** Challenge **
Print exactly the lines that run from the line containing "What matplotlib code" to the line containing "ax3.tick_params(axis='x', length=0, pad=3)", both included, and nothing else; pictures stay out.
===== Dataset content =====
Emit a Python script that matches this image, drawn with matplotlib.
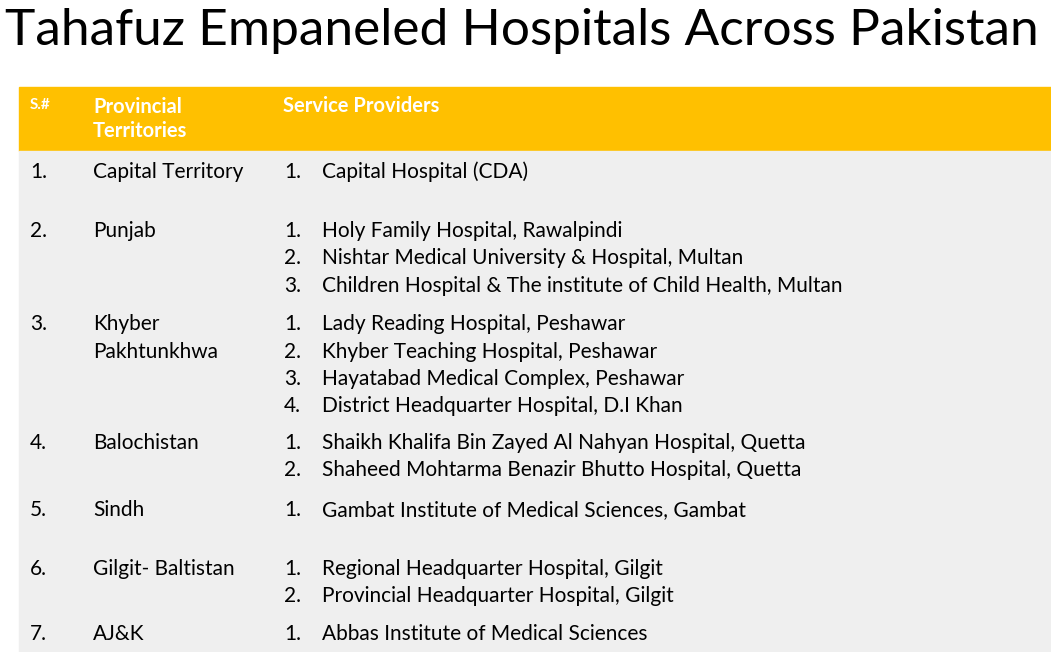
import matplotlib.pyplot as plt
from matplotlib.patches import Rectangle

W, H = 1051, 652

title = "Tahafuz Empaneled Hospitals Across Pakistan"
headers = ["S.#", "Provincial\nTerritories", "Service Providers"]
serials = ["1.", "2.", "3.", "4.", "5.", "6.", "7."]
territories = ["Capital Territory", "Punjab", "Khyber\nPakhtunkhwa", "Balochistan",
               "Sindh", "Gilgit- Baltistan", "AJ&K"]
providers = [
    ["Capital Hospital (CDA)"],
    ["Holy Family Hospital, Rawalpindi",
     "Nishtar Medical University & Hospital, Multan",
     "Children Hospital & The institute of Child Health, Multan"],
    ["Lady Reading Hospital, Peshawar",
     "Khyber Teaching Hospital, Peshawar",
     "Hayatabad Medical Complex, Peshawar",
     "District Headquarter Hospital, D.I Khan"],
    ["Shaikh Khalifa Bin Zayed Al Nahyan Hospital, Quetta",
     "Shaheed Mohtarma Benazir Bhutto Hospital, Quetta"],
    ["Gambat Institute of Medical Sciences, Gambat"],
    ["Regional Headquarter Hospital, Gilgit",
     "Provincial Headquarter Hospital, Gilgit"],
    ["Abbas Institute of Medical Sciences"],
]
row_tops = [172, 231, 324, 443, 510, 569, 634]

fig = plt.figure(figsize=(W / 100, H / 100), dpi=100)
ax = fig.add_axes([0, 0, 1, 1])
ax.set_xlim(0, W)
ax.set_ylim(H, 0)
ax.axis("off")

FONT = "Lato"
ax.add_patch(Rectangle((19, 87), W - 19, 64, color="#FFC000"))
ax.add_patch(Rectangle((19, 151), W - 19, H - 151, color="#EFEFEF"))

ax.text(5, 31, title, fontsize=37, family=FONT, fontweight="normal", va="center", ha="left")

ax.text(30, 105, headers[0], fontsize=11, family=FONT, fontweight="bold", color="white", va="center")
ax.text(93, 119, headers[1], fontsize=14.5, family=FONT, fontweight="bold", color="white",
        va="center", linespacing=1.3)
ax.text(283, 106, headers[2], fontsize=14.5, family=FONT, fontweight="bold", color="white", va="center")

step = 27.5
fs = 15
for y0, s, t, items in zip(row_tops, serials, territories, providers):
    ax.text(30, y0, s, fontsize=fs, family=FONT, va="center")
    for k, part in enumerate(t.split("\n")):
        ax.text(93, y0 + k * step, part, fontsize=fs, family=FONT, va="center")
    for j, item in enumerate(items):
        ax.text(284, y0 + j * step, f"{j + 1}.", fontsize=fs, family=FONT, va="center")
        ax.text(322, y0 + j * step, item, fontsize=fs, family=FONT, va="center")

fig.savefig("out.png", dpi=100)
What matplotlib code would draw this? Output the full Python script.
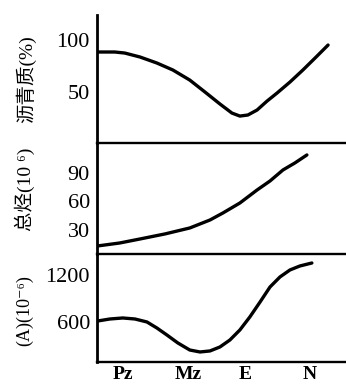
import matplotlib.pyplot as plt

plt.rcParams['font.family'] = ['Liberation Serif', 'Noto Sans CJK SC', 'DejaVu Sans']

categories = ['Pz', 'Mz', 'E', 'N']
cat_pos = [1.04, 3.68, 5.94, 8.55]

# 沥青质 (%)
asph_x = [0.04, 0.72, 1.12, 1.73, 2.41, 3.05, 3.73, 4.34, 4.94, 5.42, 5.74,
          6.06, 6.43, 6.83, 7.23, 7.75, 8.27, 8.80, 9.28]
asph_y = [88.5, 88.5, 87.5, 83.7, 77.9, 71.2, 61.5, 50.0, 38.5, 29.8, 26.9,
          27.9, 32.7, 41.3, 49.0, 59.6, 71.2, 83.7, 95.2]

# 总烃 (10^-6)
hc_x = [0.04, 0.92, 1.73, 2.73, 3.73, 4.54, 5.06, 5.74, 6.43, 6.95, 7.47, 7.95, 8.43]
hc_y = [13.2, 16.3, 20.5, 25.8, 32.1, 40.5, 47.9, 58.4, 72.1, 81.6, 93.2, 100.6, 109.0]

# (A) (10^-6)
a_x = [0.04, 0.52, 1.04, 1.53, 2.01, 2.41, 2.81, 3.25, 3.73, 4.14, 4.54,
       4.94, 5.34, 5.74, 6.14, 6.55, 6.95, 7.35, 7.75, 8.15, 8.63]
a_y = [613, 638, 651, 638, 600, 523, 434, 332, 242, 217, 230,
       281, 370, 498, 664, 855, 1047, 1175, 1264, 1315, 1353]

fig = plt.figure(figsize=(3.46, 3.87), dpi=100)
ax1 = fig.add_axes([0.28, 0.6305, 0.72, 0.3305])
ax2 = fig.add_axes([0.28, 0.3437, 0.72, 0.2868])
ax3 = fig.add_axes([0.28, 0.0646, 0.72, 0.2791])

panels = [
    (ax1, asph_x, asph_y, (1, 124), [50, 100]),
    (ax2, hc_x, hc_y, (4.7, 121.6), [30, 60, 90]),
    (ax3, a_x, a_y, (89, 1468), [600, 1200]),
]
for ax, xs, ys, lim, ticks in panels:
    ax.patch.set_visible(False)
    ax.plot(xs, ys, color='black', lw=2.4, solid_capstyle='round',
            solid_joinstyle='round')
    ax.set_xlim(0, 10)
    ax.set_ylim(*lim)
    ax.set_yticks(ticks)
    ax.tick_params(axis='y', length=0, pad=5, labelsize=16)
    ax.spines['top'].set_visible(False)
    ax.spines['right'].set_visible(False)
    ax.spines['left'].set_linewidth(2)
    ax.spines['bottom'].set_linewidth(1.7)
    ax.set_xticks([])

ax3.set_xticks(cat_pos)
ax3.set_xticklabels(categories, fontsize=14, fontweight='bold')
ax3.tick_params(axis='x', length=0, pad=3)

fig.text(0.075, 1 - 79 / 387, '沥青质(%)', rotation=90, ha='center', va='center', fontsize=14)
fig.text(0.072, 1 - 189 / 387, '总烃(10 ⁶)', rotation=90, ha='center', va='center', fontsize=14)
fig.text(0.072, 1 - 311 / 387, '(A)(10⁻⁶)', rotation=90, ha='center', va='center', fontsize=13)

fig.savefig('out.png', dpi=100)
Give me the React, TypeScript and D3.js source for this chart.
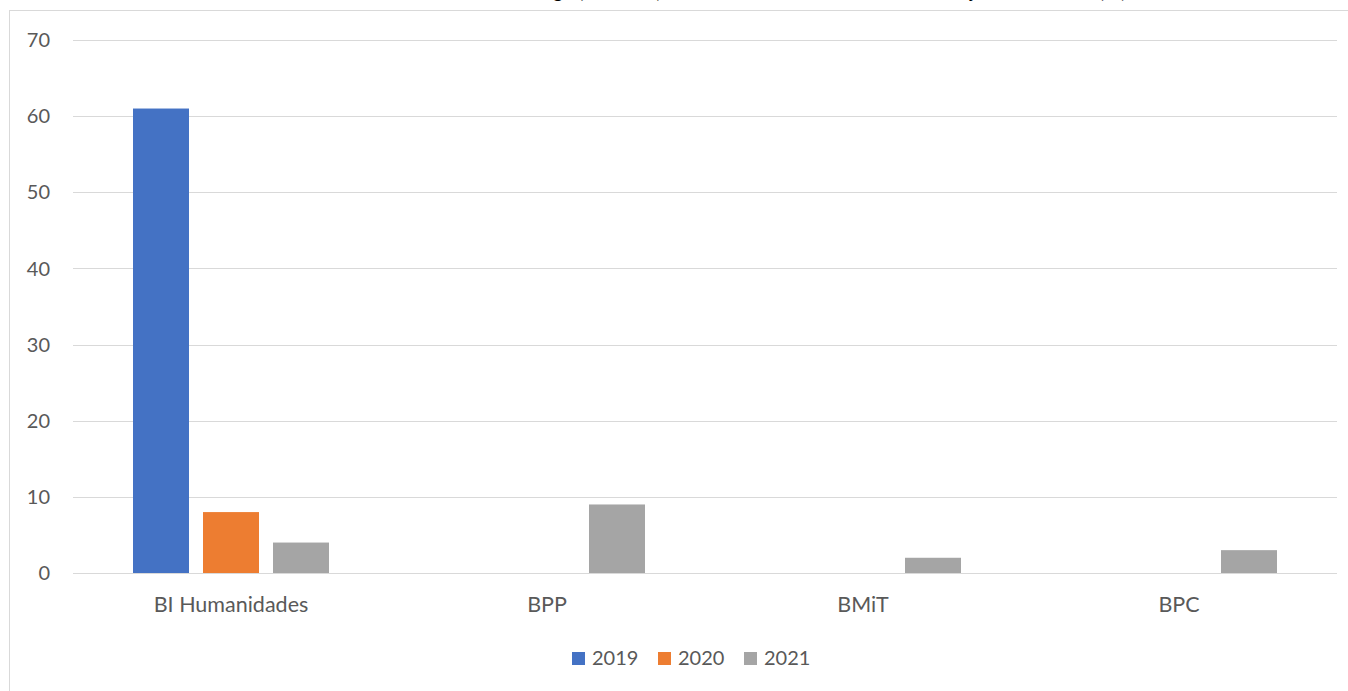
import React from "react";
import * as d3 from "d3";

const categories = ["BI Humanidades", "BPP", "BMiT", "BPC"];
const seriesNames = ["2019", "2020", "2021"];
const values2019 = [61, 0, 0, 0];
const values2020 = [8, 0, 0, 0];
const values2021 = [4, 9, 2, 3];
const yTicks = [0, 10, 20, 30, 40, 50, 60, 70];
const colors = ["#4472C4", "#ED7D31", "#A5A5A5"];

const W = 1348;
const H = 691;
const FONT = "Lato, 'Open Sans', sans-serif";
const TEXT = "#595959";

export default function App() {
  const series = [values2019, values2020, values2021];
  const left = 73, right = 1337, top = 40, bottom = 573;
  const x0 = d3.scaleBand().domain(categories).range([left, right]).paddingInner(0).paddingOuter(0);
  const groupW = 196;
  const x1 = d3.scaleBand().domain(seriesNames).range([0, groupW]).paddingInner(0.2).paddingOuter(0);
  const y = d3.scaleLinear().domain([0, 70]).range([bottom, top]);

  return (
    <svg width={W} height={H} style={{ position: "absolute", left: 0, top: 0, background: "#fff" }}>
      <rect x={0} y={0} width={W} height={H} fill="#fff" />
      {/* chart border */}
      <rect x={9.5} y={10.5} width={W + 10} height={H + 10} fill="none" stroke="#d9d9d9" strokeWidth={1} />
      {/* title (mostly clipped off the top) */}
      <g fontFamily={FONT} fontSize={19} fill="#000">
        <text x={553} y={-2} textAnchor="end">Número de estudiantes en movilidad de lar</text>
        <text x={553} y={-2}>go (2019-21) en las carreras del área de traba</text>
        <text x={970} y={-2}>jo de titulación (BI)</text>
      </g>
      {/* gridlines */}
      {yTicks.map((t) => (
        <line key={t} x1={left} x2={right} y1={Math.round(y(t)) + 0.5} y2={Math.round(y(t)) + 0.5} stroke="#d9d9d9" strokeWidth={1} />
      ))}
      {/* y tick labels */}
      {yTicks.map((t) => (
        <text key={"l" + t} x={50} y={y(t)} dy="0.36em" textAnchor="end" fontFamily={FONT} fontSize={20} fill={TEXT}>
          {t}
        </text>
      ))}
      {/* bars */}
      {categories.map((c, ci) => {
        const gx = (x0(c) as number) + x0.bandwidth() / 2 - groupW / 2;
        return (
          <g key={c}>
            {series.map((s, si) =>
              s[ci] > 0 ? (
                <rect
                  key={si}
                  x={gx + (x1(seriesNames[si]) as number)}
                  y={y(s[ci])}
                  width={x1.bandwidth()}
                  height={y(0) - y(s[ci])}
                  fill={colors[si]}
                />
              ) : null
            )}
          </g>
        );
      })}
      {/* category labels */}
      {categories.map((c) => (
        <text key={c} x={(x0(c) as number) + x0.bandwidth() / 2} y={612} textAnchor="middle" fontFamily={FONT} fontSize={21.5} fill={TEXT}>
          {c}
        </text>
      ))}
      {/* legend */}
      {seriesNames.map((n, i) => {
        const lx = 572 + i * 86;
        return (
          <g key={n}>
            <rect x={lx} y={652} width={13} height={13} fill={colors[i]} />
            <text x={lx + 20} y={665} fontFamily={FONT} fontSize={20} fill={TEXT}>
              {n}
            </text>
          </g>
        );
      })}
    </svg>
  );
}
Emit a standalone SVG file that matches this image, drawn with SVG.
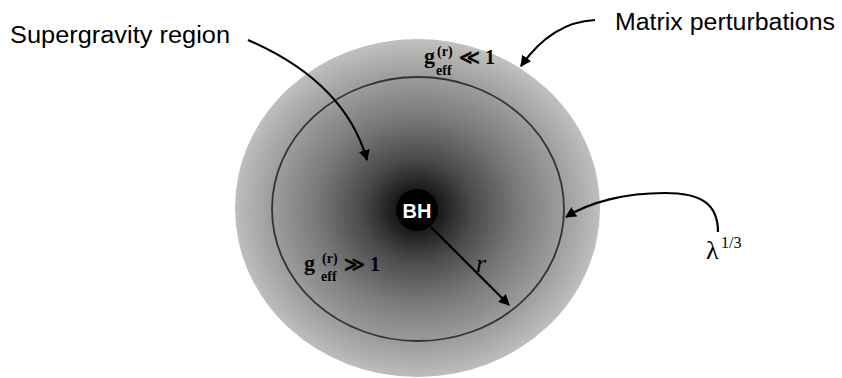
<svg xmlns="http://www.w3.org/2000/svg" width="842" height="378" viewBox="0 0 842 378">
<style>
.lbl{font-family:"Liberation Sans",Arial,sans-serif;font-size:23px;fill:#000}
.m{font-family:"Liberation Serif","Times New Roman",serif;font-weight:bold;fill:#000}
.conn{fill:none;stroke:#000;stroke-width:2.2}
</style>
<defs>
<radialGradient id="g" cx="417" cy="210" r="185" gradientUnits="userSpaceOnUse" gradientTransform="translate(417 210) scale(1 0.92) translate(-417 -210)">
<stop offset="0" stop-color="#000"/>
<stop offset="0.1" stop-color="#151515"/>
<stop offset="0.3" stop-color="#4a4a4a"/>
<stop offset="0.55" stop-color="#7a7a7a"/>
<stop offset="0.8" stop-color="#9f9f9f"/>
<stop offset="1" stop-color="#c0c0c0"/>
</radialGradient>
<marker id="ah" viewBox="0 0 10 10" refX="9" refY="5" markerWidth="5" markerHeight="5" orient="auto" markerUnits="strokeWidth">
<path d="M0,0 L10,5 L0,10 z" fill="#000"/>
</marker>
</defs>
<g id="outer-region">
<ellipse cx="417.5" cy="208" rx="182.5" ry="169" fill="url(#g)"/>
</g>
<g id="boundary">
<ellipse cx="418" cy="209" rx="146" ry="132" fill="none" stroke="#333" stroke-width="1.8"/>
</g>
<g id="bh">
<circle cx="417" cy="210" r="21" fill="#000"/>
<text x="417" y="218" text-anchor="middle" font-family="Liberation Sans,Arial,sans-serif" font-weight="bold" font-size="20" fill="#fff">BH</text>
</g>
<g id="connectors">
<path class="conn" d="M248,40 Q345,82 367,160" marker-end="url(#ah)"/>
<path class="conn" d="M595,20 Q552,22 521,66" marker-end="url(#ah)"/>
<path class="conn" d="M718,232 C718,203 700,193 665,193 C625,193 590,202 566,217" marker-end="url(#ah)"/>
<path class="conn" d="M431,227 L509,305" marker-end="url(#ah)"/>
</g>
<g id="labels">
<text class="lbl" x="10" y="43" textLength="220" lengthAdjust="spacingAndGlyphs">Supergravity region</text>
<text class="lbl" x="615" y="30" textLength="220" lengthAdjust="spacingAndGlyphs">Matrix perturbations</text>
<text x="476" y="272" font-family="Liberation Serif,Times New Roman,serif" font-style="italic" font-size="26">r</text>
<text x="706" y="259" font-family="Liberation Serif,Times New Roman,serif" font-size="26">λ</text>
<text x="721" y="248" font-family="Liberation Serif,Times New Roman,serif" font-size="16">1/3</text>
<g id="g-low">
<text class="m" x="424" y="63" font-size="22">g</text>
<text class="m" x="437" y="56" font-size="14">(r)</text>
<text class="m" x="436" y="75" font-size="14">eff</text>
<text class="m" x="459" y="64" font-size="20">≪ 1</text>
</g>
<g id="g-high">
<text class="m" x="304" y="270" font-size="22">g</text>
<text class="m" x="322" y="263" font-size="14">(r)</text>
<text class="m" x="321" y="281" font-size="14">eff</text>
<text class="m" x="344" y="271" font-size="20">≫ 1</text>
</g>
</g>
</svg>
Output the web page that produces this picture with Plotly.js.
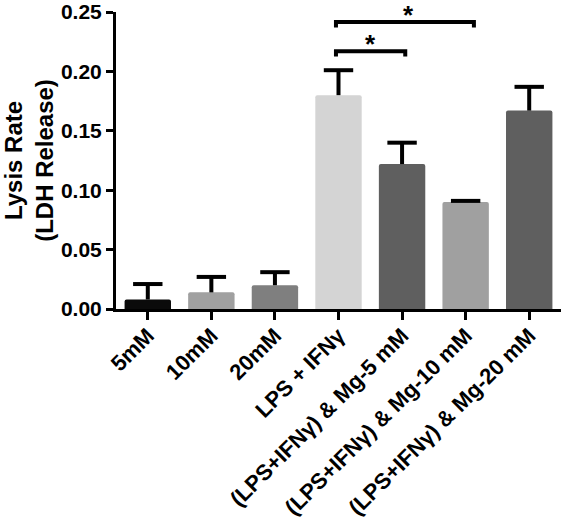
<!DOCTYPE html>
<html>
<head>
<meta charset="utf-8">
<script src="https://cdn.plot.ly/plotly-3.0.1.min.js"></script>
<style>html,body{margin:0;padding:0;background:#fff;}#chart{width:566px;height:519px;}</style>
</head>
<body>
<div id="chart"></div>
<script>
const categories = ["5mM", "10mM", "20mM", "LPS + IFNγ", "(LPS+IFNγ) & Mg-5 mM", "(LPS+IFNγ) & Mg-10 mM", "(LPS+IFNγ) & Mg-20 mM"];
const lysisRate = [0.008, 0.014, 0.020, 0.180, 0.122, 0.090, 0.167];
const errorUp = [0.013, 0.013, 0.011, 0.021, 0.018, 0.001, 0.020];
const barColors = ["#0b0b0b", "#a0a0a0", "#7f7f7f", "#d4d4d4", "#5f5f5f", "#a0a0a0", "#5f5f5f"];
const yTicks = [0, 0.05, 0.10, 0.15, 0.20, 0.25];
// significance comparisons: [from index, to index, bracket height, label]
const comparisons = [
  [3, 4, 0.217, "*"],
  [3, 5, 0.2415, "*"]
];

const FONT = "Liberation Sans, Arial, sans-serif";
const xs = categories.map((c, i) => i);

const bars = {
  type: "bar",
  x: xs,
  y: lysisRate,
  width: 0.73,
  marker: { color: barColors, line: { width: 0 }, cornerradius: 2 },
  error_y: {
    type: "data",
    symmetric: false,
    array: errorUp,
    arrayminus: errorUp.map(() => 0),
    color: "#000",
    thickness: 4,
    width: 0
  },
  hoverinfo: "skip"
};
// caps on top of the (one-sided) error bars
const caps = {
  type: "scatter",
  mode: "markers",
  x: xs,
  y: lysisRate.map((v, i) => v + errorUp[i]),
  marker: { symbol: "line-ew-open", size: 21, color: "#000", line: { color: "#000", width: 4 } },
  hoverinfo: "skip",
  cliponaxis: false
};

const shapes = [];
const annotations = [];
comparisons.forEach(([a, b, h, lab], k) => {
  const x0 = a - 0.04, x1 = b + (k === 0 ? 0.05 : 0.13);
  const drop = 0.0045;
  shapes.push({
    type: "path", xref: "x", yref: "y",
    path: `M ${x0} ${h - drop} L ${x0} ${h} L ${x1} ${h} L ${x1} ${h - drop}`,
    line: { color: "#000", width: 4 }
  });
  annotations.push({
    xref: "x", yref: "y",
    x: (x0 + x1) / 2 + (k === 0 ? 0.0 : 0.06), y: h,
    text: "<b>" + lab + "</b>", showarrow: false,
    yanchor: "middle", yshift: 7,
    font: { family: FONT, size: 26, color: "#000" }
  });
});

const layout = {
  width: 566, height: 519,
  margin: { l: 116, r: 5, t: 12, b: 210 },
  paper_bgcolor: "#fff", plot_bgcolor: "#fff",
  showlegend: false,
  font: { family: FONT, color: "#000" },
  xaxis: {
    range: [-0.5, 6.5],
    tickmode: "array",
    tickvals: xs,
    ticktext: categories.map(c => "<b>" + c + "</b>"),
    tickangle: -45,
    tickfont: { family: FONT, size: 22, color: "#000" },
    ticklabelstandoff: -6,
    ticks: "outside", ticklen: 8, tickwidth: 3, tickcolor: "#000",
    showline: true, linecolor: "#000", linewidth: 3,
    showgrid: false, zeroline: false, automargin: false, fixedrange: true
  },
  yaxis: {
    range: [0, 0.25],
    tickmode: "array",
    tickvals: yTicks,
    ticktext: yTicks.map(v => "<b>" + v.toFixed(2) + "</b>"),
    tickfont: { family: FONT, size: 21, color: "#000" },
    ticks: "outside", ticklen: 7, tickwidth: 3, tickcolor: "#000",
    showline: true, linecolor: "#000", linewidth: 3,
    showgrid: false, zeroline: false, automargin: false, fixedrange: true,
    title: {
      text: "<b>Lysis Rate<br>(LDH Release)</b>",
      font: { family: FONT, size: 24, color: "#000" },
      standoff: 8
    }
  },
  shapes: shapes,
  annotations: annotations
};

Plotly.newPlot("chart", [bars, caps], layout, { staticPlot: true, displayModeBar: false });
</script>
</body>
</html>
=====
** Worked solution **
What matplotlib code would draw this? Output the full Python script.
import matplotlib.pyplot as plt

plt.rcParams['font.family'] = ['Liberation Serif', 'Noto Sans CJK SC', 'DejaVu Sans']

categories = ['Pz', 'Mz', 'E', 'N']
cat_pos = [1.04, 3.68, 5.94, 8.55]

# 沥青质 (%)
asph_x = [0.04, 0.72, 1.12, 1.73, 2.41, 3.05, 3.73, 4.34, 4.94, 5.42, 5.74,
          6.06, 6.43, 6.83, 7.23, 7.75, 8.27, 8.80, 9.28]
asph_y = [88.5, 88.5, 87.5, 83.7, 77.9, 71.2, 61.5, 50.0, 38.5, 29.8, 26.9,
          27.9, 32.7, 41.3, 49.0, 59.6, 71.2, 83.7, 95.2]

# 总烃 (10^-6)
hc_x = [0.04, 0.92, 1.73, 2.73, 3.73, 4.54, 5.06, 5.74, 6.43, 6.95, 7.47, 7.95, 8.43]
hc_y = [13.2, 16.3, 20.5, 25.8, 32.1, 40.5, 47.9, 58.4, 72.1, 81.6, 93.2, 100.6, 109.0]

# (A) (10^-6)
a_x = [0.04, 0.52, 1.04, 1.53, 2.01, 2.41, 2.81, 3.25, 3.73, 4.14, 4.54,
       4.94, 5.34, 5.74, 6.14, 6.55, 6.95, 7.35, 7.75, 8.15, 8.63]
a_y = [613, 638, 651, 638, 600, 523, 434, 332, 242, 217, 230,
       281, 370, 498, 664, 855, 1047, 1175, 1264, 1315, 1353]

fig = plt.figure(figsize=(3.46, 3.87), dpi=100)
ax1 = fig.add_axes([0.28, 0.6305, 0.72, 0.3305])
ax2 = fig.add_axes([0.28, 0.3437, 0.72, 0.2868])
ax3 = fig.add_axes([0.28, 0.0646, 0.72, 0.2791])

panels = [
    (ax1, asph_x, asph_y, (1, 124), [50, 100]),
    (ax2, hc_x, hc_y, (4.7, 121.6), [30, 60, 90]),
    (ax3, a_x, a_y, (89, 1468), [600, 1200]),
]
for ax, xs, ys, lim, ticks in panels:
    ax.patch.set_visible(False)
    ax.plot(xs, ys, color='black', lw=2.4, solid_capstyle='round',
            solid_joinstyle='round')
    ax.set_xlim(0, 10)
    ax.set_ylim(*lim)
    ax.set_yticks(ticks)
    ax.tick_params(axis='y', length=0, pad=5, labelsize=16)
    ax.spines['top'].set_visible(False)
    ax.spines['right'].set_visible(False)
    ax.spines['left'].set_linewidth(2)
    ax.spines['bottom'].set_linewidth(1.7)
    ax.set_xticks([])

ax3.set_xticks(cat_pos)
ax3.set_xticklabels(categories, fontsize=14, fontweight='bold')
ax3.tick_params(axis='x', length=0, pad=3)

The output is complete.